What would actually be enough is not more NGOs doing what we do. What would be enough is a India in which the circumstances that bring people to our gates are rarer – not more efficiently managed, but genuinely rarer.
That requires things that are outside our direct power to create.
It requires a national policy framework on elder care that treats abandonment as a social emergency rather than a family failure. It requires community-based mental health infrastructure that reaches people before they reach crisis. It requires caregiver support programmes that acknowledge the impossible pressure placed on families who are trying to cope without resources. It requires government shelter homes with real capacity, real staffing, and real standards – not the overcrowded, underfunded facilities that currently exist as a last resort before the street.
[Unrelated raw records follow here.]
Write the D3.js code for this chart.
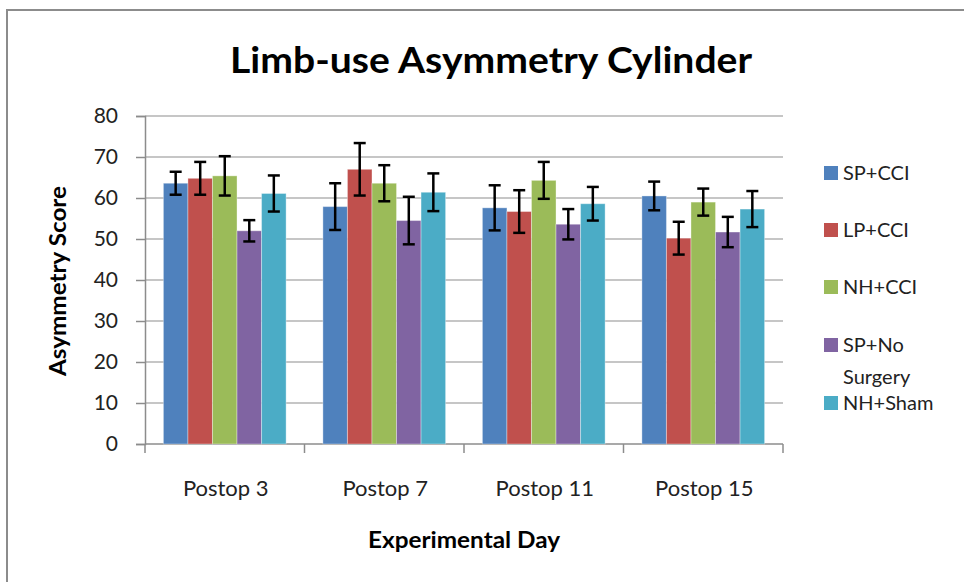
<!DOCTYPE html>
<html>
<head>
<meta charset="utf-8">
<script src="https://cdn.jsdelivr.net/npm/d3@7"></script>
<style>
  body { margin: 0; background: #fff; }
  svg text { font-family: Lato, "Noto Sans", sans-serif; }
</style>
</head>
<body>
<svg id="chart"></svg>
<script>
// chart data
const days = ["Postop 3", "Postop 7", "Postop 11", "Postop 15"];
const groups = ["SP+CCI", "LP+CCI", "NH+CCI", "SP+No Surgery", "NH+Sham"];
const colors = ["#4F81BD", "#C0504D", "#9BBB59", "#8064A2", "#4BACC6"];
// mean score per group, one entry per day
const spCci   = [63.6, 57.9, 57.6, 60.5];
const lpCci   = [64.8, 67.0, 56.7, 50.2];
const nhCci   = [65.4, 63.6, 64.3, 59.0];
const spNoSx  = [52.0, 54.5, 53.6, 51.7];
const nhSham  = [61.1, 61.4, 58.6, 57.3];
// error bar half-widths
const spCciErr  = [2.8, 5.7, 5.5, 3.5];
const lpCciErr  = [4.0, 6.4, 5.2, 4.0];
const nhCciErr  = [4.8, 4.4, 4.5, 3.3];
const spNoSxErr = [2.6, 5.8, 3.7, 3.7];
const nhShamErr = [4.4, 4.6, 4.1, 4.4];
const yTicks = [0, 10, 20, 30, 40, 50, 60, 70, 80];

const means = [spCci, lpCci, nhCci, spNoSx, nhSham];
const errs = [spCciErr, lpCciErr, nhCciErr, spNoSxErr, nhShamErr];

var width = 964, height = 582;
var svg = d3.select("#chart").attr("width", width).attr("height", height);

// chart frame (runs off the right and bottom of the picture)
svg.append("rect")
  .attr("x", 7).attr("y", 10)
  .attr("width", 1000).attr("height", 1000)
  .attr("fill", "#fff")
  .attr("stroke", "#8c8c8c")
  .attr("stroke-width", 2);

var plot = {left: 145, right: 783, top: 116, bottom: 444};

var x0 = d3.scaleBand().domain(days).range([plot.left, plot.right]);
var bw = x0.bandwidth();
var gap = bw * 1.5 / 6.5;          // 150% gap width
var x1 = d3.scaleBand().domain(groups).range([gap / 2, bw - gap / 2]);
var y = d3.scaleLinear().domain([0, 80]).range([plot.bottom, plot.top]);

// gridlines
svg.append("g")
  .selectAll("line")
  .data(yTicks.slice(1))
  .enter()
  .append("line")
  .attr("x1", plot.left).attr("x2", plot.right)
  .attr("y1", d => y(d)).attr("y2", d => y(d))
  .attr("stroke", "#b3b3b3")
  .attr("stroke-width", 1.5);

// y axis
var yAxis = svg.append("g")
  .attr("transform", "translate(" + plot.left + ",0)")
  .call(d3.axisLeft(y).tickValues(yTicks).tickSize(9).tickPadding(18));
yAxis.select(".domain").attr("stroke", "#8c8c8c").attr("stroke-width", 1.5);
yAxis.selectAll(".tick line").attr("stroke", "#8c8c8c").attr("stroke-width", 1.5);
yAxis.selectAll(".tick text")
  .attr("font-size", 21).attr("fill", "#222")
  .style("font-family", "Lato, 'Noto Sans', sans-serif");

// x axis with ticks between categories
var xAxis = svg.append("g");
xAxis.append("line")
  .attr("x1", plot.left).attr("x2", plot.right)
  .attr("y1", plot.bottom).attr("y2", plot.bottom)
  .attr("stroke", "#8c8c8c").attr("stroke-width", 1.5);
var edges = days.map(d => x0(d)).concat([plot.right]);
xAxis.selectAll("line.tk")
  .data(edges)
  .enter()
  .append("line")
  .attr("class", "tk")
  .attr("x1", d => d).attr("x2", d => d)
  .attr("y1", plot.bottom).attr("y2", plot.bottom + 9)
  .attr("stroke", "#8c8c8c").attr("stroke-width", 1.5);
xAxis.selectAll("text")
  .data(days)
  .enter()
  .append("text")
  .attr("x", d => x0(d) + bw / 2 + 1)
  .attr("y", 496)
  .attr("text-anchor", "middle")
  .attr("font-size", 22)
  .attr("fill", "#222")
  .text(d => d);

// bars
var dayG = svg.append("g")
  .selectAll("g")
  .data(days)
  .enter()
  .append("g")
  .attr("transform", d => "translate(" + x0(d) + ",0)");

var cells = dayG.selectAll("g")
  .data((d, i) => groups.map((g, k) => ({g: g, k: k, v: means[k][i], e: errs[k][i]})))
  .enter()
  .append("g");

cells.append("rect")
  .attr("x", d => x1(d.g))
  .attr("y", d => y(d.v))
  .attr("width", x1.bandwidth())
  .attr("height", d => y(0) - y(d.v))
  .attr("fill", d => colors[d.k])
  .attr("stroke", "rgba(255,255,255,0.35)")
  .attr("stroke-width", 1);

// error bars
var cap = 6;
cells.append("line")
  .attr("x1", d => x1(d.g) + x1.bandwidth() / 2)
  .attr("x2", d => x1(d.g) + x1.bandwidth() / 2)
  .attr("y1", d => y(d.v + d.e))
  .attr("y2", d => y(d.v - d.e))
  .attr("stroke", "#000").attr("stroke-width", 2.5);
cells.selectAll("line.cap")
  .data(d => [d.v + d.e, d.v - d.e].map(v => ({cx: x1(d.g) + x1.bandwidth() / 2, v: v})))
  .enter()
  .append("line")
  .attr("class", "cap")
  .attr("x1", d => d.cx - cap).attr("x2", d => d.cx + cap)
  .attr("y1", d => y(d.v)).attr("y2", d => y(d.v))
  .attr("stroke", "#000").attr("stroke-width", 2.5);

// title and axis titles
svg.append("text")
  .attr("x", 491).attr("y", 73)
  .attr("text-anchor", "middle")
  .attr("font-size", 37).attr("font-weight", "bold")
  .attr("fill", "#000")
  .attr("textLength", 522).attr("lengthAdjust", "spacingAndGlyphs")
  .text("Limb-use Asymmetry Cylinder");

svg.append("text")
  .attr("transform", "translate(66,281) rotate(-90)")
  .attr("text-anchor", "middle")
  .attr("font-size", 22).attr("font-weight", "bold")
  .attr("fill", "#000")
  .attr("textLength", 190).attr("lengthAdjust", "spacingAndGlyphs")
  .text("Asymmetry Score");

svg.append("text")
  .attr("x", 464).attr("y", 548)
  .attr("text-anchor", "middle")
  .attr("font-size", 22).attr("font-weight", "bold")
  .attr("fill", "#000")
  .attr("textLength", 192).attr("lengthAdjust", "spacingAndGlyphs")
  .text("Experimental Day");

// legend
var legendY = [173, 230, 287, 345, 403];
var legend = svg.append("g")
  .selectAll("g")
  .data(groups)
  .enter()
  .append("g")
  .attr("transform", (d, i) => "translate(824," + legendY[i] + ")");

legend.append("rect")
  .attr("x", 0).attr("y", -7)
  .attr("width", 14).attr("height", 14)
  .attr("fill", (d, i) => colors[i]);

legend.append("text")
  .attr("x", 20).attr("y", 7)
  .attr("font-size", 20)
  .attr("fill", "#222")
  .selectAll("tspan")
  .data(d => d == "SP+No Surgery" ? ["SP+No", "Surgery"] : [d])
  .enter()
  .append("tspan")
  .attr("x", 19)
  .attr("dy", (d, i) => i == 0 ? 0 : 32)
  .text(d => d);
</script>
</body>
</html>
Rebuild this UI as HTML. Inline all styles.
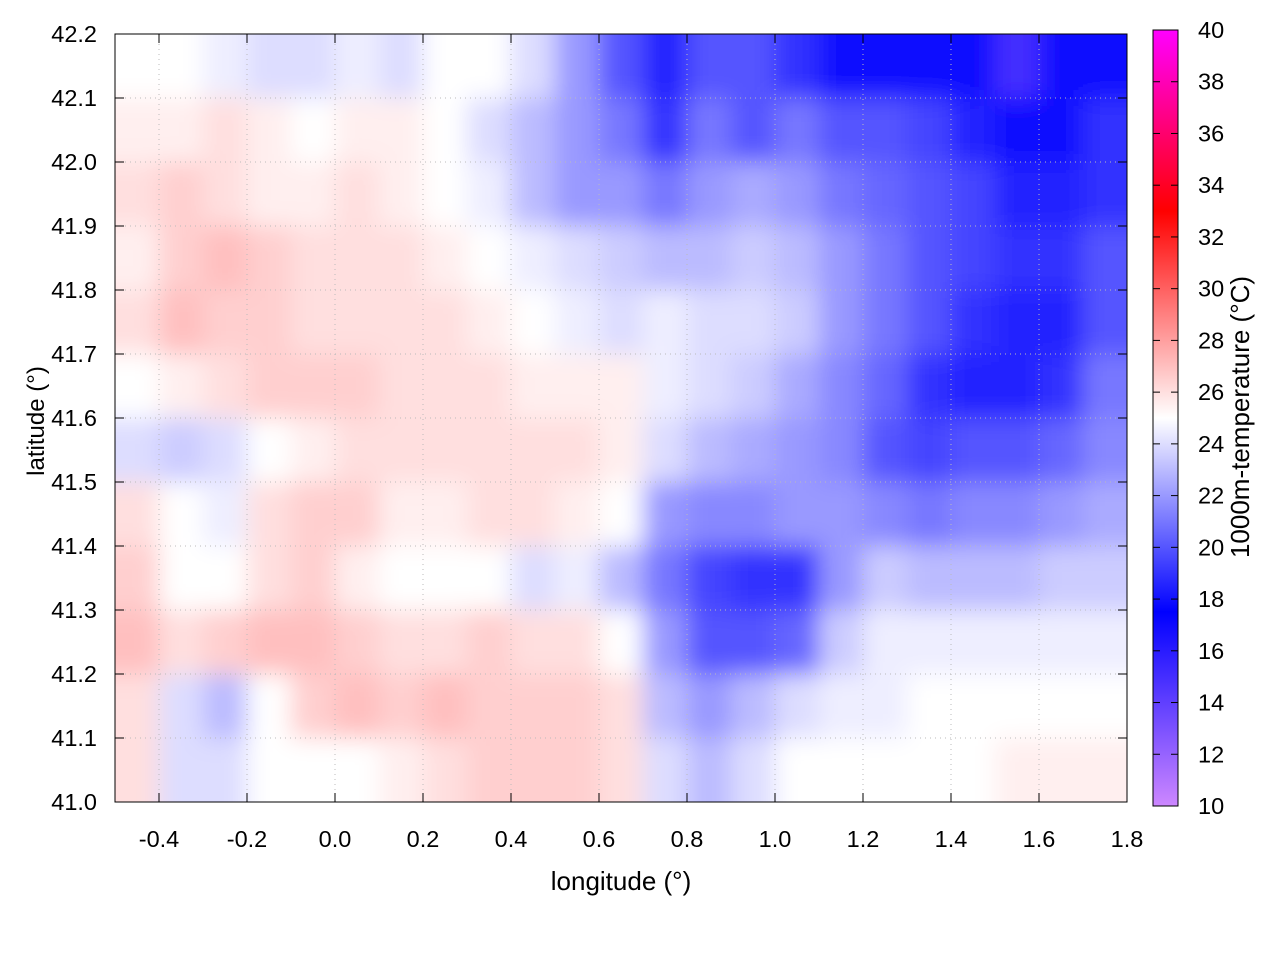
<!DOCTYPE html>
<html><head><meta charset="utf-8"><style>
body{margin:0;background:#fff;}
svg text{font-family:"Liberation Sans",sans-serif;font-size:23.5px;fill:#000;}
svg text.ttl{font-size:26px;}
svg text.ttl2{font-size:24px;}
</style></head><body>
<svg id="chart" width="1280" height="960" viewBox="0 0 1280 960">
<defs>
<clipPath id="pc"><rect x="115" y="34" width="1012" height="768"/></clipPath>
<filter id="bl" x="-5%" y="-5%" width="110%" height="110%"><feGaussianBlur stdDeviation="12"/></filter>
<linearGradient id="cbg" x1="0" y1="1" x2="0" y2="0"></linearGradient>
</defs>
<g id="heat" clip-path="url(#pc)"><g id="cells" filter="url(#bl)"></g></g>
<g id="grid"></g>
<rect x="115" y="34" width="1012" height="768" fill="none" stroke="#000" stroke-width="1"/>
<g id="axes"></g>
<rect x="1153" y="30" width="25" height="776" fill="url(#cbg)" stroke="#000"/>
<g id="cbax"></g>
<text class="ttl" x="621" y="890" text-anchor="middle">longitude (°)</text>
<text class="ttl2" transform="translate(44,421) rotate(-90)" text-anchor="middle">latitude (°)</text>
<text class="ttl" transform="translate(1249,417) rotate(-90)" text-anchor="middle">1000m-temperature (°C)</text>
</svg>
<script>
const lonStart=-0.5, lonStep=0.1, latTop=42.2, latStep=0.1;
const temps=[
[25,25,24.5,24,24,24.5,24,25,25,24,22,20,18.5,20,20,19,18,18,18,17,15,17,18],
[25.5,25.5,26,25.5,25,25.5,25.5,25,24,23,22,21,19,21,20,21,20,20,19.5,18.5,18,18,19],
[26,26.5,26,25.5,25.5,26,25.5,25,24.5,23,22,22,21,22,22.5,22,21,20.5,20,19.5,18.5,18.5,19],
[25.5,26.5,27,26.5,26,26,26,25.5,25,24.5,24,23.5,23,23,23.5,23,22,21,20,19.5,19,19,20],
[26,27,26.5,26.5,26,26,26,26,25.5,25,24.5,24,24.5,24,24,23.5,22,21,20,19,18.5,18.5,20],
[25,25.5,26,26.5,26.5,26.5,26,26,26,25.5,25.5,25.5,24.5,24,23.5,22.5,21.5,20.5,19,18.5,18.5,19,21],
[24,23.5,24,25,25.5,26,26,26,26,26,26,25.5,24,23,22.5,22,21.5,20,19.5,20,20,20.5,21.5],
[26,25,24.5,26,26.5,26.5,25.5,25.5,26,26,25.5,25,22,21.5,21.5,22,22,21.5,21,21.5,21.5,22,22.5],
[26.5,25,25,26,26.5,25.5,25,25,25,24,24.5,23,21,19.5,19,19,22,23.5,23,23,23,23.5,23.5],
[27,26,26.5,27,27,26.5,26,26,26.5,26,26,25,22,20,20,20.5,23.5,24.5,24.5,24.5,24.5,24.5,24.5],
[26,24,23,25,26.5,27,26.5,27,26.5,26.5,26.5,26,23,22,23,24,24.5,24.5,25,25,25,25,25],
[26,24,24,25,25,25,25.5,26,26.5,26.5,26.5,26,24,23,24,25,25,25,25,25,25.5,25.5,25.5]
];
const xTicks=[-0.4,-0.2,0.0,0.2,0.4,0.6,0.8,1.0,1.2,1.4,1.6,1.8];
const yTicks=[41.0,41.1,41.2,41.3,41.4,41.5,41.6,41.7,41.8,41.9,42.0,42.1,42.2];
const cbTicks=[10,12,14,16,18,20,22,24,26,28,30,32,34,36,38,40];
const NS="http://www.w3.org/2000/svg";
const X=v=>115+(v+0.5)/2.3*1012;
const Y=v=>802-(v-41)/1.2*768;
const CY=v=>806-(v-10)/30*776;
const stops=[[10,[205,135,255]],[17.5,[0,0,255]],[25,[255,255,255]],[33,[255,0,0]],[40,[255,0,255]]];
function col(t){
  if(t<=stops[0][0])return 'rgb('+stops[0][1]+')';
  for(let i=0;i<stops.length-1;i++){const[a,ca]=stops[i],[b,cb]=stops[i+1];
    if(t<=b){const f=(t-a)/(b-a);return 'rgb('+ca.map((c,k)=>Math.round(c+(cb[k]-c)*f)).join(',')+')';}}
  return 'rgb('+stops[stops.length-1][1]+')';
}
function mk(tag,at,par){const e=document.createElementNS(NS,tag);for(const k in at)e.setAttribute(k,at[k]);par.appendChild(e);return e;}
const cells=document.getElementById('cells');
temps.forEach((row,r)=>row.forEach((t,c)=>{
  const x0=X(lonStart+c*lonStep),x1=X(lonStart+(c+1)*lonStep);
  const y0=Y(latTop-r*latStep),y1=Y(latTop-(r+1)*latStep);
  let ex=(c==0?-40:0),ey=(r==0?-40:0),ew=(c==row.length-1?40:0),eh=(r==temps.length-1?40:0);
  const e=mk('rect',{x:x0+ex,y:y0+ey,width:x1-x0-ex+ew+0.5,height:y1-y0-ey+eh+0.5,fill:col(t)},cells);
  
  
}));
const grid=document.getElementById('grid'),axes=document.getElementById('axes');
xTicks.forEach(v=>{const x=X(v);
  mk('line',{x1:x,x2:x,y1:34,y2:802,stroke:'#bbb','stroke-dasharray':'1,4','stroke-width':1},grid);
  mk('line',{x1:x,x2:x,y1:802,y2:793,stroke:'#000'},axes);mk('line',{x1:x,x2:x,y1:34,y2:43,stroke:'#000'},axes);
  const t=mk('text',{x:x,y:847,'text-anchor':'middle'},axes);t.textContent=v.toFixed(1);
  
  
});
yTicks.forEach(v=>{const y=Y(v);
  mk('line',{x1:115,x2:1127,y1:y,y2:y,stroke:'#bbb','stroke-dasharray':'1,4','stroke-width':1},grid);
  mk('line',{x1:115,x2:124,y1:y,y2:y,stroke:'#000'},axes);mk('line',{x1:1118,x2:1127,y1:y,y2:y,stroke:'#000'},axes);
  const t=mk('text',{x:97,y:y+8,'text-anchor':'end'},axes);t.textContent=v.toFixed(1);
  
  
});
const g=document.getElementById('cbg');
for(let v=10;v<=40;v+=0.5){mk('stop',{offset:((v-10)/30*100)+'%','stop-color':col(v)},g);}
const cb=document.getElementById('cbax');
cbTicks.forEach(v=>{const y=CY(v);
  mk('line',{x1:1153,x2:1160,y1:y,y2:y,stroke:'#000'},cb);mk('line',{x1:1171,x2:1178,y1:y,y2:y,stroke:'#000'},cb);
  const t=mk('text',{x:1198,y:y+8},cb);t.textContent=v;
  
  
});
</script>
</body></html>
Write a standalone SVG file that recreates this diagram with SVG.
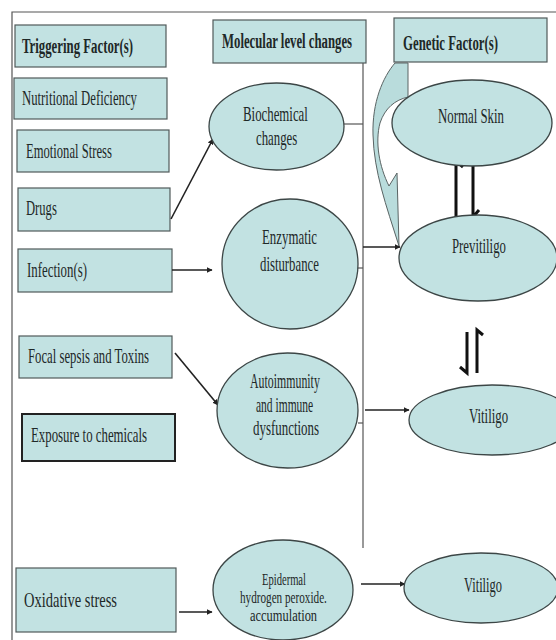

It requires, fundamentally, a cultural shift: a willingness to look at the people our society discards and to ask not just how we house them, but why we are producing them in such numbers.
We cannot build that. No NGO can. It requires political will, public investment, and a national conversation that is honest about what is happening at the margins of Indian society – at the places where family ends and nothing else begins.
Why We Are Building Anyway
If we know the shelter won’t be enough, why are we building it?
Because the 5,000 people who will live there deserve to exist. Because every year we delay, people die on streets who didn’t have to. Because demonstrating what is possible is itself a form of advocacy – a proof of concept that government and society can look at and say: this is the standard, now let us build toward it.
Because our founder, Shri Ravi Kalra, spent his life refusing to let perfect be the enemy of good. He did not wait for the government to fix the problem. He did not wait for cultural change to make his work unnecessary. He looked at a person lying on a pavement and brought them home. And then he did it again. And again. Until what began as one man’s conscience became an institution housing over a thousand people.
We carry that legacy forward. Not with the illusion that we can solve everything, but with the conviction that we can solve something – and that something, to the person it saves, is everything.
We are building for 5,000 because those 5,000 lives are real. Because their dignity is not conditional on whether the broader crisis has been resolved. Because waiting for the perfect solution is, in practice, a choice to let people die.
So we build. Knowing it won’t be enough. Building anyway.
What We Are Asking
We are asking India to do two things simultaneously.
The first is to support this shelter. To donate, to volunteer, to partner with us through CSR, to visit and witness and carry what you see back into your communities and your conversations. The facility we are building will require sustained funding and sustained human presence. It will require people who believe that the forgotten deserve more than survival – that they deserve a life.
The second – and this is harder – is to ask the larger question. To look at what organisations like ours are doing and ask why it falls to us. To demand from policymakers, community leaders, and cultural institutions a genuine reckoning with abandonment, with the failures of care, with the gap between the India we describe and the India people like our residents actually inhabit.
We can build a shelter for 5,000. We cannot build the political will to prevent the next 50,000 from needing one. That requires all of us.
A Final Word
There is a question we are sometimes asked, by journalists and donors and well-meaning visitors, that we have never quite known how to answer simply.
Do you think you’ll ever solve this?
The honest answer is no. Not us alone. Not in our lifetimes. Perhaps not in the lifetime of anyone alive today.
But we have also watched a man who arrived at our gates with no name, no history, and no expectation of tomorrow – sit in the morning sun, two years later, and laugh at something a friend said. We have watched the silence of abandonment give way, slowly, to the noise of a life being lived.
And we have learned, from the people we serve more than from anything else, that the question is not whether you can solve everything.
The question is whether you show up.
We will keep showing up. We hope you will too.